According to Mr. Dalgleish, said he wanted to know how Mr. Grey would know who is qualified for the positions the company had opened.

Mr. Dalgleish said the company constantly monitors and looks for indicators to see if the [Bahamian] workers are qualified. He said only two Bahamians applied for the posts.

Mr. Holding, meanwhile, added, "As apart of our protocol with our trade unions we gave Mr. Grey on Tuesday morning a full explanation as to why we thought that the two applicants were not suited for those positions."

As indicated, Mr. Grey also claimed that Bahamians were not being trained onsite.

Although he acknowledged that the shipyard has an apprenticeship programme through the Bahamas Technical and Vocational Institute, he claimed the company does not have training onsite for technical jobs that go past the usual welding and pipefitting jobs.

"There is no training going on at the shipyard as far as Bahamians are concerned….their policy is not to train Bahamians so they [the foreign workers] can stay. …The union can no longer allow these things to happen. They promise to train Bahamians for these positions and it is not happening," Mr. Grey said.

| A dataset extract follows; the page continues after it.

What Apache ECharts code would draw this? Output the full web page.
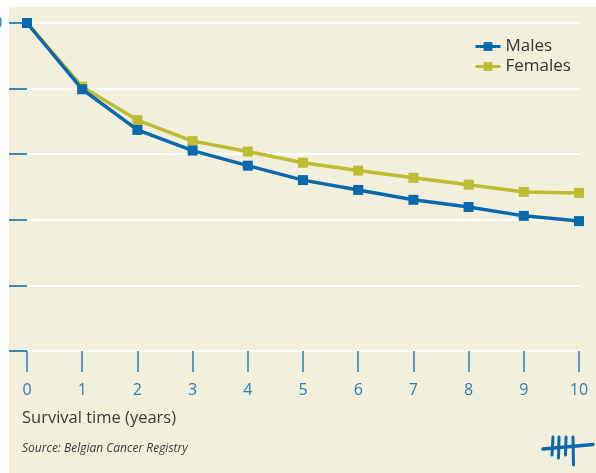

Mr. Holding said that on June 30 of this year he and Mr. Grey agreed to meet on August 2, to discuss training programmes and other concerns. But Mr. Grey said they have always had meetings and nothing has come to fruition.

"The union will not rest until it achieves a policy between the parties that will reduce the number of expatriates to the level that will Bahamianize the shipyard in accordance with the heads of agreement," Mr. Grey said.

Mr. Dalgleish maintained, however, that he is not against the promotion of Bahamians, but against the promotion of people who are not qualified regardless of nationality. He also claimed there is a much higher ratio of Bahamian supervisors at the shipyard than there are at most companies.

Out of the 602 employees at the shipyard, 236 are reportedly Bahamians.